Wednesday, January 30, 2008

Review of Open Stage, Burns Night, Dumfries

Songwriters and poets queued up to get their fingers burned at the Station Hotel, Friday last, to the sound of guest musician Alan McClure, and the words of guest poet, Rab Wilson. These two fronted a varied evening of songs and poems. Alan performed a set of five of his own songs, from a disturbing memoir of the slave trade, to a haunting love song that had ‘em weeping into their beer. Alan accompanied himself on guitar, at times with heavy rhythm, at others with haunting lyricism. Rab gave us a snippet of vintage Burns, sharp as loch water and you could smell the byre. He talked about the relevance of the poet to modern Scottish poets and poetry. He completed the set with two poems of his own, including a hilarious modern day version of the Pied Piper of Hamelin.

They were ably supported by local poets and musicians, who gave us Hugh McDiarmid and more Rabbie Burns set to music, including one singer who was pulled from the audience to perform My Love Is Like A Red Red Rose. The poets too tackled a variety of subjects, from a winter’s day, to a cloud of dust, with narrative poems of childhood and memory in Scots, and a speculation on what happened to Tam O’Shanter, the morning after! Guitars, plugged and unplugged, including a mean electric bass, supported a raft of singers, singles, doubles, and threesomes, that treated us to a wonderful range of music from the margins of traditional unaccompanied to the shores of rock.

Nicola Black hosted with warmth and talent, and the audience buzzed from start to finish. If I had one suggestion to make, it would be that it would be good to hear more poetry, from more poets, next time. Come on you poets! Next Open Stage is Friday 29 February.
Review contributed by Mike Smith.

Tuesday, January 08, 2008

The Robert Burns Fellowship Talks 2008

Please note change to date of Talk at Bladnoch on Mon 21st January - see below!

Dumfries & Galloway has an opportunity to mark the Burns season with a difference, in the form of Dumfries & Galloway Arts Association’s Robert Burns Fellowship Talks. DGAA started this series of events in 2004 when Hamish MacDonald held the post of Burns Fellow, in order to look at the contemporary relevance of Robert Burns. This year is the turn of new postholder Rab Wilson.
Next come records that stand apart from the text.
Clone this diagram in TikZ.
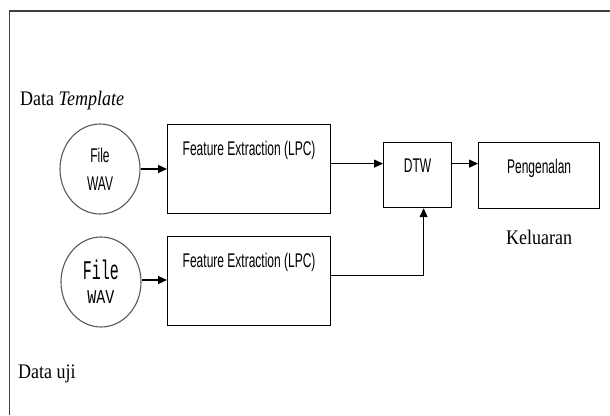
\documentclass[tikz,border=0pt]{standalone}
\usepackage{fontspec}
\usepackage{graphicx}
\setmainfont{Liberation Serif}
\newfontfamily\arialfont{Liberation Sans}
\newfontfamily\courfont{Liberation Mono}
\usetikzlibrary{arrows.meta,shapes.geometric}

% tall, narrow sans labels
\newcommand{\sanslbl}[1]{\scalebox{1}[1.65]{\arialfont\fontsize{12}{14}\selectfont #1}}
\newcommand{\monolbl}[2]{\scalebox{1}[#1]{\courfont\fontsize{15}{17}\selectfont #2}}
\newcommand{\seriflbl}[1]{\scalebox{1}[1.15]{\fontsize{18}{20}\selectfont #1}}

\tikzset{
  frame/.style={draw=black!75, line width=1.4pt},
  stagebox/.style={draw=black, line width=1.2pt, rectangle, inner sep=0pt},
  wavfile/.style={draw=black!65, line width=1.1pt, ellipse, inner sep=0pt,
                  minimum width=80pt, minimum height=90pt, align=center},
  txt/.style={inner sep=0pt, anchor=base},
  arr/.style={line width=1.2pt, -{Triangle[length=9pt,width=8pt]}},
  link/.style={line width=1.2pt}
}

\begin{document}
\begin{tikzpicture}[x=1pt, y=-1pt]
  \useasboundingbox (0,0) rectangle (610,415);
  \fill[white] (0,0) rectangle (610,415);

  % open frame: top and left edges only
  \draw[frame] (610,11) -- (9.5,11) -- (9.5,415);

  % group captions
  \node[txt, anchor=base west] (tpl) at (20,105) {\seriflbl{Data \textit{Template}}};
  \node[txt, anchor=base west] (uji) at (18,378) {\seriflbl{Data uji}};

  % input sound files
  \node[wavfile, font={\fontsize{12}{28}\selectfont}] (c1) at (100,169)
    {\sanslbl{File}\\\sanslbl{WAV}};
  \node[wavfile, font={\fontsize{12}{24}\selectfont}] (c2) at (101,282)
    {\monolbl{1.8}{File}\\\monolbl{1.3}{WAV}};

  % processing stages
  \node[stagebox, minimum width=163pt, minimum height=89pt, anchor=north west] (b1) at (167,124) {};
  \node[stagebox, minimum width=163pt, minimum height=89pt, anchor=north west] (b2) at (167,236) {};
  \node[stagebox, minimum width=68pt, minimum height=65pt, anchor=north west] (dtw) at (383,142) {};
  \node[stagebox, minimum width=121pt, minimum height=66pt, anchor=north west] (peng) at (478,142) {};

  \node[txt] (b1t) at ([yshift=-31.5pt]b1.north) {\sanslbl{Feature Extraction (LPC)}};
  \node[txt] (b2t) at ([yshift=-31.5pt]b2.north) {\sanslbl{Feature Extraction (LPC)}};
  \node[txt] (dtwt) at ([yshift=-30.5pt]dtw.north) {\sanslbl{DTW}};
  \node[txt] (pengt) at ([yshift=-31pt]peng.north) {\sanslbl{Pengenalan}};

  \node[txt] (out) at ([yshift=-35pt]peng.south) {\seriflbl{Keluaran}};

  % connectors
  \draw[arr] (c1.east) -- (c1.east -| b1.west);
  \draw[arr] ([yshift=2pt]c2.east) -- ([yshift=2pt]c2.east -| b2.west);
  \draw[arr] ([yshift=5.5pt]b1.east) -- ([yshift=5.5pt]b1.east -| dtw.west);
  \draw[arr] ([yshift=5.5pt]b2.east) -| ([xshift=6pt]dtw.south);
  \draw[arr] ([yshift=11.5pt]dtw.east) -- ([yshift=11.5pt]dtw.east -| peng.west);
\end{tikzpicture}
\end{document}
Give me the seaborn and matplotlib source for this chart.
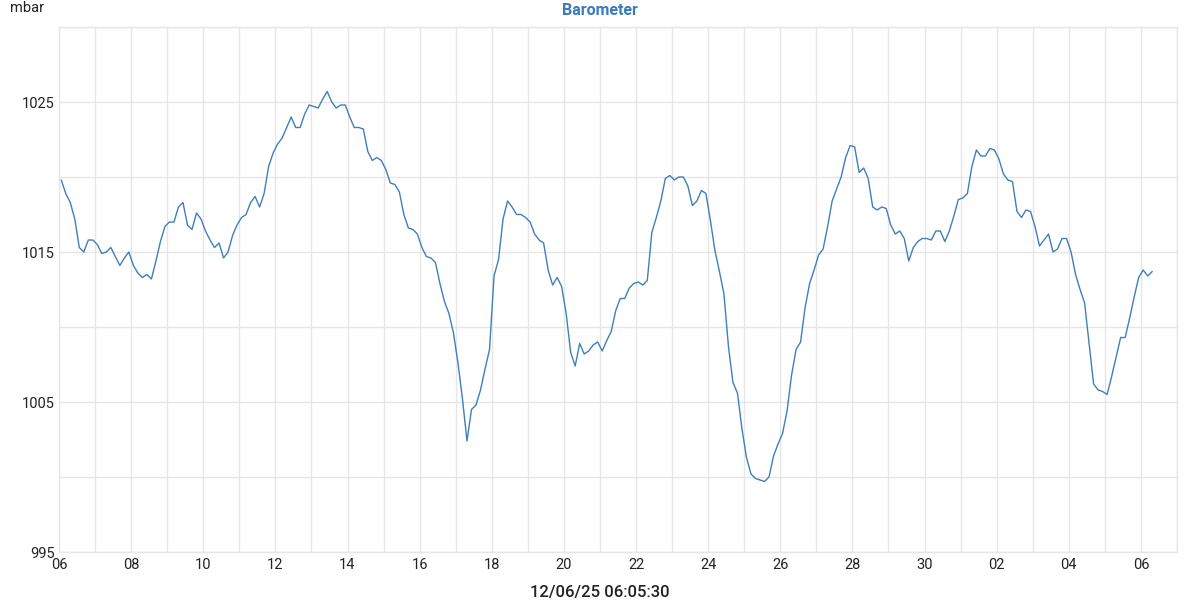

Rab will be reading Burns poems and drawing out some of the big themes in Burns’ work, while looking at the way some contemporary writers have responded to those themes. The Talks begin on 17 January at Gracefield Arts Centre in Dumfries in association with the Saltire Society, Dumfries and District Branch, who are launching a book of poems, some in Scots, by local members and friends.

Thurs 17 January Gracefield Arts Centre, Dumfries
Wed 23 January Buccleuch Centre, Langholm
Tues 29 January Cat Strand, New Galloway
Wed 30 January The Bruce, High Street, Annan
Thurs 31 January Kirkconnel Parish Heritage, The Cabin, Main St, Kirkconnel
Mon 4 February Stranraer Museum

All the talks begin at 7pm and are free.

Rab is rapidly becoming one of Scotland’s foremost Scots language poets. He is a charismatic performer and is in demand nationally as a speaker. Recently, he has spoken about the Scots language at conferences in Glasgow and Belfast. Rab is already a popular figure in Dumfries & Galloway. The last few months have seen him talking about Scots literature to reading groups, and travelling with the mobile libraries, reading Scots poems to library users.

DGAA’s Literature Development officer Andrew Forster says: ‘Traditional Burns nights are great fun but each year we like to do something a little different. The Burns Fellowship talks look at an aspect of Burns that doesn’t get as much attention as it deserves. In the past we’ve looked at the marketing of Burns and at Burns as a radical poet. This year we’ll be looking at the way Burns’ concerns are still alive for writers today.’

But be warned. Do come early. Andrew says ‘The Burns talks are one of our most popular events. In the past we’ve had capacity audiences at both Bladnoch and in Dumfries, so people should come in plenty of time to ensure a good seat!’

Women Poets of the Borders

Make the trip to the Scottish Poetry Library in Edinburgh to hear four Women Poets of the Borders reading from their new chapbooks published by Selkirk Lapwing Press. The reading is at 2pm on Saturday 16 February at the Scottish Poetry Library in Crichton's Close off the Royal Mile.

Vivien Jones lives in Powfoot in Dumfries & Galloway. She is one of the driving forces behind the Crichton Writers, and in 2007 made her second appearance at the region's much praised Poetry Doubles series. Her dramatic writing has been performed around the region, and her poems and stories have been published in magazines and anthologies including New Writing Scotland and the Scotsman Orange Competition anthology.